Stop the Net, I Want to Get Off
Technological innovation is outstripping society's ability to adjust. So what are we going to do about it?
Published January 2002
The Main Event
The Forum: PopTech, the annual technology-and-society conference held in October
The Speakers: Futurist John Naisbitt, investor John Sculley, and Microsoft visionary Linda Stone, among others
The Insights: The times they are a-changing, and technology is changing faster than our poor human selves can handle it. But we -- entrepreneurs, educators, and government -- are in a position to shape our own future.
The Details: www.poptech.org
Each year, in the unlikely venue of a tiny opera house decked in gold-and-rose shells, the nation's technology elite gather and give voice to big ideas. PopTech is a three-day think tank in Camden, Maine, at which you're likely to hear a discussion on "what it means to be human" before heading off to Cappy's Chowder House for lunch. This year's conference, the fifth annual, explored how the omnipresence of technology continues to change the way families, businesses, and institutions work. The synopsis:
Unfamiliar Territory
Several speakers shared a sense that we're at the dawning of some new age in terms of technology, of ethics, and of human history. Keynoter John Naisbitt, author of Megatrends, claimed that new technologies, especially genetic engineering, are causing "a confrontation only seen in the times of Galileo and Darwin." As science advances at increasing rates, "social accommodation to new technologies has lagged further behind," he said.
But all is not lost. Naisbitt and others suggested that as we witness the new era unfolding, we can help shape it. For example, Josephine Green, director of trends and strategy at Philips Design in Eindhoven, the Netherlands, told the audience in a videotaped presentation that for too long, technology has been driven by economic factors. Now, Green said, tech designers are focusing more on human needs. Thus, regular folks are now "cocreators of the future," she said.
Naisbitt's suggestions for a more human future: we should have a poet in every classroom. "Most of the energy and the money is going to the computer at the expense of the poet and at the expense of art, music, and the humanities. We very much need to keep them in balance," he said.
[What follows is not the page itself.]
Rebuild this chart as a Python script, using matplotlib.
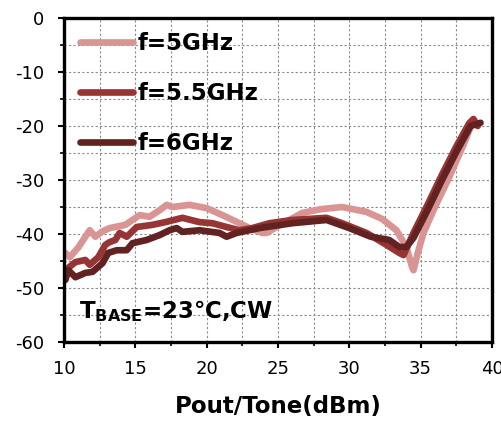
import matplotlib
matplotlib.use("Agg")
import matplotlib.pyplot as plt
from matplotlib.ticker import MultipleLocator

plt.rcParams["font.family"] = ["DejaVu Sans", "Noto Sans CJK SC"]
plt.rcParams["mathtext.fontset"] = "dejavusans"
plt.rcParams["axes.unicode_minus"] = False

# f = 5 GHz
x_5 = [10.1, 10.4, 11.0, 11.8, 12.2, 12.7, 13.2, 14.3, 15.3, 16.0, 16.7, 17.2, 17.6, 18.8,
       20.0, 21.1, 22.3, 23.0, 23.9, 24.2, 24.9, 26.7, 28.0, 29.5, 31.2, 32.3, 33.3, 34.0,
       34.4, 34.5, 34.8, 35.2, 36.0, 37.0, 38.0, 38.7]
y_5 = [-43.5, -44.3, -42.5, -39.3, -40.5, -39.5, -38.9, -38.3, -36.5, -36.8, -35.6, -34.6, -35.0, -34.6,
       -35.2, -36.5, -38.0, -38.9, -39.8, -39.8, -38.7, -36.1, -35.4, -35.0, -35.9, -37.2, -39.3, -42.4,
       -46.1, -46.7, -43.5, -39.8, -35.0, -29.5, -23.5, -18.9]

# f = 5.5 GHz
x_55 = [10.1, 10.8, 11.5, 11.8, 12.4, 12.9, 13.2, 13.6, 13.9, 14.4, 15.1, 16.2, 17.1, 18.3,
        19.5, 20.4, 21.4, 22.3, 23.2, 24.4, 26.0, 28.4, 29.5, 31.2, 32.6, 33.5, 33.8, 34.5,
        35.5, 36.5, 37.5, 38.4, 38.7, 39.0]
y_55 = [-46.7, -45.2, -44.8, -45.7, -44.3, -42.0, -41.5, -41.1, -39.8, -40.5, -38.7, -38.3, -37.8, -37.0,
        -37.8, -38.0, -38.7, -39.3, -38.9, -38.0, -37.4, -37.0, -38.0, -39.8, -42.0, -43.5, -43.9, -39.8,
        -34.5, -29.0, -23.8, -19.5, -18.7, -20.0]

# f = 6 GHz
x_6 = [10.1, 10.3, 10.8, 11.5, 12.0, 12.7, 13.1, 13.7, 14.4, 14.8, 15.8, 16.7, 17.4, 17.9,
       18.3, 19.5, 20.9, 21.4, 22.1, 23.7, 26.0, 28.4, 30.0, 31.5, 32.8, 33.5, 34.0, 34.5,
       35.5, 36.5, 37.5, 38.5, 39.2]
y_6 = [-48.5, -46.7, -48.0, -47.2, -47.0, -45.4, -43.5, -43.0, -43.0, -41.7, -41.1, -40.2, -39.3, -38.9,
       -39.6, -39.3, -39.8, -40.5, -39.8, -38.9, -38.0, -37.4, -38.9, -40.5, -41.1, -42.4, -42.4, -40.7,
       -35.5, -30.0, -24.8, -20.0, -19.4]

series = [
    (x_5, y_5, "f=5GHz", "#d99494"),
    (x_55, y_55, "f=5.5GHz", "#973535"),
    (x_6, y_6, "f=6GHz", "#622222"),
]

fig = plt.figure(figsize=(5.02, 4.21), dpi=100)
ax = fig.add_axes([0.1275, 0.1876, 0.8525, 0.7696])

for xs, ys, label, color in series:
    ax.plot(xs, ys, color=color, linewidth=4.8, label=label,
            solid_capstyle="round", solid_joinstyle="round")

ax.set_xlim(10, 40)
ax.set_ylim(-60, 0)
ax.xaxis.set_major_locator(MultipleLocator(5))
ax.xaxis.set_minor_locator(MultipleLocator(2.5))
ax.yaxis.set_major_locator(MultipleLocator(10))
ax.yaxis.set_minor_locator(MultipleLocator(5))
ax.grid(which="both", color="#8a8a8a", linestyle=(0, (2, 2)), linewidth=0.8)
ax.set_axisbelow(True)

for sp in ax.spines.values():
    sp.set_linewidth(2.4)
ax.tick_params(axis="x", which="major", pad=9)
ax.tick_params(axis="y", which="major", pad=10)
ax.tick_params(which="major", direction="out", length=4, width=1.5, labelsize=13)
ax.tick_params(which="minor", direction="out", length=3, width=1.2)

ax.set_xlabel("Pout/Tone(dBm)", fontsize=16.5, fontweight="bold", labelpad=12)

leg = ax.legend(loc="upper left", frameon=False, prop={"weight": "bold", "size": 16.5},
                handlelength=2.3, handletextpad=0.2, labelspacing=1.17,
                borderaxespad=0.3, bbox_to_anchor=(0.0, 1.005))

ax.text(0.035, 0.075, r"$\mathbf{T}_{\mathbf{BASE}}$=23℃,CW", transform=ax.transAxes,
        fontsize=16.5, fontweight="bold")

fig.savefig("out.png", dpi=100)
Entrepreneurs will play a starring role in shaping whatever is to come, said Marc Canter, one of the inventors of the multimedia software Macromedia Director. Unlike corporate research-and-development guys, who Canter claims have a disincentive to ship product because they then essentially lose their jobs, entrepreneurs innovate relentlessly to survive. Canter sank $4 million of his own money into his multimedia technology company, Broadband Mechanics, and eventually lost his house. But compared with a researcher working in the safety of a multimillion-dollar organization, he said, "I guarantee I will create more results because it was my money." As if to illustrate Naisbitt's balanced ideal, Canter, a trained opera singer, treated the crowd to a few bars of Die Zauberflote.